The usage of specailization constants is very similar to the push constants, but the only limitation are:

  • These are defined using the constant_id in the glsl shader

  • Spec constants do not support complex types (i.e. user defined struct)

  • Kompute supports an array of elements of same type for specialization constants

C++ Push Consts Types Usage

The specialization constant example shows how it is possible to define as a std::vector.

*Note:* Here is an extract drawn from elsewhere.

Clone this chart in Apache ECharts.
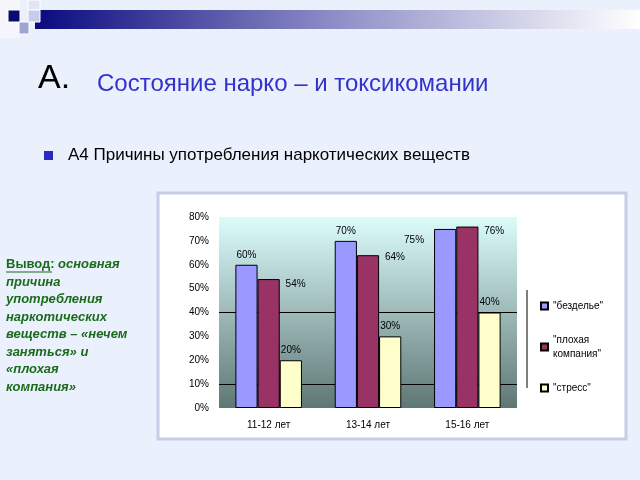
<!DOCTYPE html>
<html>
<head>
<meta charset="utf-8">
<title>Состояние нарко – и токсикомании</title>
<script src="https://cdn.jsdelivr.net/npm/echarts@6/dist/echarts.min.js"></script>
<style>
    html, body { margin: 0; padding: 0; background: #eaf0fc; }
    #chartmain { width: 640px; height: 480px; }
</style>
</head>
<body>
<div id="chartmain"></div>
<script>
    var categories = ['11-12 лет', '13-14 лет', '15-16 лет'];
    var idleness = [60, 70, 75];
    var badCompany = [54, 64, 76];
    var stress = [20, 30, 40];
    var yTicks = [0, 10, 20, 30, 40, 50, 60, 70, 80];

    var lbl = { fontFamily: 'Liberation Sans', fontSize: 10, color: '#000', formatter: '{c}%' };
    var green = '#1c6b1c';

    var myChart = echarts.init(document.getElementById('chartmain'));
    myChart.setOption({
        backgroundColor: '#eaf0fc',
        animation: false,
        graphic: [
            // header bar
            { type: 'rect', shape: { x: 35, y: 10, width: 605, height: 19 },
              style: { fill: new echarts.graphic.LinearGradient(0, 0, 1, 0, [
                  { offset: 0, color: '#0a0a80' }, { offset: 0.5, color: '#8f8fc8' }, { offset: 1, color: '#ffffff' }]) } },
            { type: 'rect', shape: { x: 0, y: 0, width: 20, height: 38 }, style: { fill: '#f4f6fc' } },
            { type: 'rect', shape: { x: 8, y: 10, width: 12, height: 12 }, style: { fill: '#0a0a70', stroke: '#fff' } },
            { type: 'rect', shape: { x: 28, y: 0, width: 12, height: 10 }, style: { fill: '#e0e4f4', stroke: '#fff' } },
            { type: 'rect', shape: { x: 28, y: 10, width: 12, height: 12 }, style: { fill: '#c8cce8', stroke: '#fff' } },
            { type: 'rect', shape: { x: 19, y: 22, width: 10, height: 12 }, style: { fill: '#9fa4d4', stroke: '#fff' } },
            // title
            { type: 'text', left: 38, top: 62, style: { text: 'А.', fontSize: 34, fill: '#000', fontFamily: 'Liberation Sans' } },
            { type: 'text', left: 97, top: 72, style: { text: 'Состояние нарко – и токсикомании', fontSize: 24, fill: '#3333cc', fontFamily: 'Liberation Sans' } },
            { type: 'rect', shape: { x: 44, y: 151, width: 9, height: 9 }, style: { fill: '#2a2ac0' } },
            { type: 'text', left: 68, top: 147, style: { text: 'А4 Причины употребления наркотических веществ', fontSize: 17, fill: '#000', fontFamily: 'Liberation Sans' } },
            // chart box
            { type: 'rect', z: -1, shape: { x: 158, y: 193, width: 468, height: 246 }, style: { fill: '#fff', stroke: '#c8cce6', lineWidth: 3 } },
            { type: 'line', shape: { x1: 527, y1: 290, x2: 527, y2: 388 }, style: { stroke: '#000', lineWidth: 1 } },
            // conclusion
            { type: 'text', left: 6, top: 256, style: {
                text: '{b|Вывод:} {i|основная}\n{i|причина}\n{i|употребления}\n{i|наркотических}\n{i|веществ – «нечем}\n{i|заняться» и}\n{i|«плохая}\n{i|компания»}',
                lineHeight: 17.5,
                rich: {
                    b: { fontSize: 13, fontWeight: 'bold', fill: green, fontFamily: 'Liberation Sans' },
                    i: { fontSize: 13, fontWeight: 'bold', fontStyle: 'italic', fill: green, fontFamily: 'Liberation Sans' }
                } } },
            { type: 'line', shape: { x1: 6, y1: 272, x2: 52, y2: 272 }, style: { stroke: green, lineWidth: 1 } }
        ],
        grid: {
            left: 219, right: 123, top: 217, bottom: 72,
            show: true, borderWidth: 0,
            backgroundColor: new echarts.graphic.LinearGradient(0, 0, 0, 1, [
                { offset: 0, color: '#dcfcfc' }, { offset: 1, color: '#5e7775' }])
        },
        legend: {
            orient: 'vertical', left: 535, top: 294, itemWidth: 7, itemHeight: 7, itemGap: 20,
            icon: 'rect',
            textStyle: { fontFamily: 'Liberation Sans', fontSize: 10, color: '#000', lineHeight: 14 },
            data: ['"безделье"', '"плохая\nкомпания"', '"стресс"']
        },
        xAxis: {
            type: 'category', data: categories,
            axisLine: { show: false }, axisTick: { show: false },
            axisLabel: { fontFamily: 'Liberation Sans', fontSize: 10, color: '#000', margin: 12 }
        },
        yAxis: {
            type: 'value', min: 0, max: 80, interval: 10,
            axisLine: { show: false }, axisTick: { show: false }, splitLine: { show: false },
            axisLabel: { fontFamily: 'Liberation Sans', fontSize: 10, color: '#000', margin: 10,
                formatter: function (v) { return yTicks.indexOf(v) >= 0 ? v + '%' : ''; } }
        },
        series: [
            { name: '"безделье"', type: 'bar', barGap: '0%', barCategoryGap: '33%',
              itemStyle: { color: '#9999ff', borderColor: '#000', borderWidth: 1 },
              label: Object.assign({ show: true, position: 'top' }, lbl),
              data: [idleness[0], idleness[1], { value: idleness[2], label: { position: [-30, 6] } }],
              markLine: { silent: true, symbol: 'none', label: { show: false },
                  lineStyle: { color: '#000', type: 'solid', width: 1 }, z: 1,
                  data: [{ yAxis: 10 }, { yAxis: 40 }] } },
            { name: '"плохая\nкомпания"', type: 'bar',
              itemStyle: { color: '#993366', borderColor: '#000', borderWidth: 1 },
              label: Object.assign({ show: true, position: [28, 0] }, lbl),
              data: [badCompany[0], { value: badCompany[1], label: { position: [28, -3] } }, badCompany[2]] },
            { name: '"стресс"', type: 'bar',
              itemStyle: { color: '#ffffcc', borderColor: '#000', borderWidth: 1 },
              label: Object.assign({ show: true, position: 'top' }, lbl),
              data: stress }
        ]
    });
</script>
</body>
</html>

TEST(TestSpecializationConstants, TestConstantsInt)
{
    {
        std::string shader(R"(
          #version 450
          layout (constant_id = 0) const int cOne = 1;
          layout (constant_id = 1) const int cTwo = 1;
          layout (local_size_x = 1) in;
          layout(set = 0, binding = 0) buffer a { int pa[]; };
          layout(set = 0, binding = 1) buffer b { int pb[]; };
          void main() {
              uint index = gl_GlobalInvocationID.x;
              pa[index] = cOne;
              pb[index] = cTwo;
          })");

        std::vector<uint32_t> spirv = compileSource(shader);

        std::shared_ptr<kp::Sequence> sq = nullptr;

        {
            kp::Manager mgr;

            std::shared_ptr<kp::TensorT<int32_t>> tensorA =
              mgr.tensorT<int32_t>({ 0, 0, 0 });
            std::shared_ptr<kp::TensorT<int32_t>> tensorB =
              mgr.tensorT<int32_t>({ 0, 0, 0 });

            std::vector<std::shared_ptr<kp::Tensor>> params = { tensorA,
                                                                tensorB };

            std::vector<int32_t> spec({ -1, -2 });

            std::shared_ptr<kp::Algorithm> algo =
              mgr.algorithm(params, spirv, {}, spec, {});

            sq = mgr.sequence()
                   ->record<kp::OpTensorSyncDevice>(params)
                   ->record<kp::OpAlgoDispatch>(algo)
                   ->record<kp::OpTensorSyncLocal>(params)
                   ->eval();

            EXPECT_EQ(tensorA->vector(), std::vector<int32_t>({ -1, -1, -1 }));
            EXPECT_EQ(tensorB->vector(), std::vector<int32_t>({ -2, -2, -2 }));
        }
    }
}